The judgment reiterates that the English courts will closely scrutinise both the specific events that a party relies on when claiming that a force majeure event has arisen, as well as the precise wording of the force majeure clause and the broader agreement. Although force majeure clauses differ from contract to contract, they are generally drafted to relieve parties from their contractual obligations when the performance of such obligations is prevented, hindered or delayed by events beyond their control. As such, unless the drafting of the clause promotes a different approach, the court will likely scrutinise the impact that the alleged force majeure event has had on the parties' obligations. Simply pointing to the general difficulties associated with the Pandemic as a reason for being able to rely on the clause is unlikely to be sufficient. Other types of clauses, such as material adverse effect clauses, may provide alternative relief (see our recent briefing on this topic here), and other common law remedies (such as those in frustration and restitution) may also be available to parties who encounter difficulties.

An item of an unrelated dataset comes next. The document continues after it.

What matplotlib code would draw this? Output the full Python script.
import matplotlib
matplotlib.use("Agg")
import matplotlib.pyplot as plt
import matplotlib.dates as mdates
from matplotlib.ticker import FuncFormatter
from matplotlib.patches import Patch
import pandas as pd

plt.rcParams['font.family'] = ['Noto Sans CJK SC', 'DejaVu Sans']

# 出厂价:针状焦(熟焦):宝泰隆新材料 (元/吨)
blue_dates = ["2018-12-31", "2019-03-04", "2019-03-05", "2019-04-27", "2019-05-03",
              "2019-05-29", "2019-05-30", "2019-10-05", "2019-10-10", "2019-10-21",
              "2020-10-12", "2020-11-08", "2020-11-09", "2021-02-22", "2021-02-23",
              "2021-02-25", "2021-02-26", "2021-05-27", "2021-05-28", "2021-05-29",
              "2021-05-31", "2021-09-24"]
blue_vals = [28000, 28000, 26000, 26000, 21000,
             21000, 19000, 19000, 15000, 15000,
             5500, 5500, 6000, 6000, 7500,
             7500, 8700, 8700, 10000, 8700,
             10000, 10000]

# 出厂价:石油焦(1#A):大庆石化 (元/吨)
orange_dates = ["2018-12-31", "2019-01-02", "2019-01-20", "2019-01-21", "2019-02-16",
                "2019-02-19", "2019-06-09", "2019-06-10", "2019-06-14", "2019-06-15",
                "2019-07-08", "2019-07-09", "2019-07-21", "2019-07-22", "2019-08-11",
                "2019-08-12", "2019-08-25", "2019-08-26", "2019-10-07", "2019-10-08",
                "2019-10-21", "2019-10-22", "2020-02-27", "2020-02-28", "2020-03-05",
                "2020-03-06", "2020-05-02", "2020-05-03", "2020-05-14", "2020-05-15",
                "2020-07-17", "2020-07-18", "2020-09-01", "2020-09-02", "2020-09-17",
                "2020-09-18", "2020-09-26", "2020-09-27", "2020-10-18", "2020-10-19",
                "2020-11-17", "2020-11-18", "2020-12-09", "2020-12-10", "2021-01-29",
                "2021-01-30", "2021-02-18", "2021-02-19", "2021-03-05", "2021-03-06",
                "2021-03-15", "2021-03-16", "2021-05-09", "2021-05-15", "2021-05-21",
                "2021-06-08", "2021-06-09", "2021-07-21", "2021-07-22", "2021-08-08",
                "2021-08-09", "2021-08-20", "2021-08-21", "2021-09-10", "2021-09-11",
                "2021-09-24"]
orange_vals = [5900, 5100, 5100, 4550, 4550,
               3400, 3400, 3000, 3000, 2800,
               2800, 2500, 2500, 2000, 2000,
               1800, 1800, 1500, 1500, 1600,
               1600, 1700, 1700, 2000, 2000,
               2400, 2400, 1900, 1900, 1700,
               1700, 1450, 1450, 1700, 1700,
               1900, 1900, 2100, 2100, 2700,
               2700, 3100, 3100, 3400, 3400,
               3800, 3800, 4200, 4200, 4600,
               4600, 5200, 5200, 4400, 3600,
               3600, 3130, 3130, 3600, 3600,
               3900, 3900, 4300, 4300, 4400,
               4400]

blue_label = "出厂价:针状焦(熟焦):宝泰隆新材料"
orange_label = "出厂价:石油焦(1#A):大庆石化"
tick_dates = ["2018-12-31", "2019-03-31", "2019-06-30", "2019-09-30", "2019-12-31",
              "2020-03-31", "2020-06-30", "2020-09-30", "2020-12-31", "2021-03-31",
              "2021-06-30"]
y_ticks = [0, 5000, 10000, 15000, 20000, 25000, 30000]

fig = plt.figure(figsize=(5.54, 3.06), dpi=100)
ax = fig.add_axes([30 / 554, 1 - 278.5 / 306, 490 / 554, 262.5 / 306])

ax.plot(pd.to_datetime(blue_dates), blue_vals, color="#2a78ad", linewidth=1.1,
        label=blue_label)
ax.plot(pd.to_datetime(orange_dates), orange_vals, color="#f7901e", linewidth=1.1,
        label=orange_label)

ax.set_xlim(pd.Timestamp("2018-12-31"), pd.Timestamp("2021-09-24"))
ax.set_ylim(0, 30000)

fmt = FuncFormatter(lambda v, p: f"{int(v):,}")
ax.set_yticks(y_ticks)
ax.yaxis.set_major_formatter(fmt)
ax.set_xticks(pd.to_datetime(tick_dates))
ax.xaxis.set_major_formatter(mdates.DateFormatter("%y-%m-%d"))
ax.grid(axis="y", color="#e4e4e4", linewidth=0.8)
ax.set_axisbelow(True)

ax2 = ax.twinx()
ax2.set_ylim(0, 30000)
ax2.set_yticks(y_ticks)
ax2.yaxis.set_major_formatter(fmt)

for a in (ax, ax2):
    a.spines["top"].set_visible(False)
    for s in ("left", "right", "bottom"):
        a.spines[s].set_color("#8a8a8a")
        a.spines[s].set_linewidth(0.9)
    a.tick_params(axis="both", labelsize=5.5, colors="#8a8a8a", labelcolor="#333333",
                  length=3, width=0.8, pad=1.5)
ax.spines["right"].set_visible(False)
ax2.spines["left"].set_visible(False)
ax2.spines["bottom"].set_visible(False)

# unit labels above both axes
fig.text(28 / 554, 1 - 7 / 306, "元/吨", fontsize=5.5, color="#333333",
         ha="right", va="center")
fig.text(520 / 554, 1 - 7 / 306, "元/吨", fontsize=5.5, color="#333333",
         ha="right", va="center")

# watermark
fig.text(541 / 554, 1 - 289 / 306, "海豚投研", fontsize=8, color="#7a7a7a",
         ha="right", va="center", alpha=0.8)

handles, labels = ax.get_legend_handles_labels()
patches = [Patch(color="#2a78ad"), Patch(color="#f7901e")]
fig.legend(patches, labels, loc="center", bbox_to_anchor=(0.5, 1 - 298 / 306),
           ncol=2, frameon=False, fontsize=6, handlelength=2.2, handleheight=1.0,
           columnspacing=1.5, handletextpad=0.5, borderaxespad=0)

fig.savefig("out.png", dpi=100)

Some in the air travel industry may at least be encouraged to see the court's indication that restrictions on travel may be capable of constituting force majeure events, in circumstances where the force majeure clause is silent on the types of event that might qualify (as was the case here). This is, however, a very short judgment dealing with an interim matter in the litigation. As similar cases arising out of the Pandemic continue to work their way through the courts, we can expect more detailed guidance on the interpretation of force majeure clauses in the months ahead, which will no doubt be eagerly awaited by those in the air travel industry.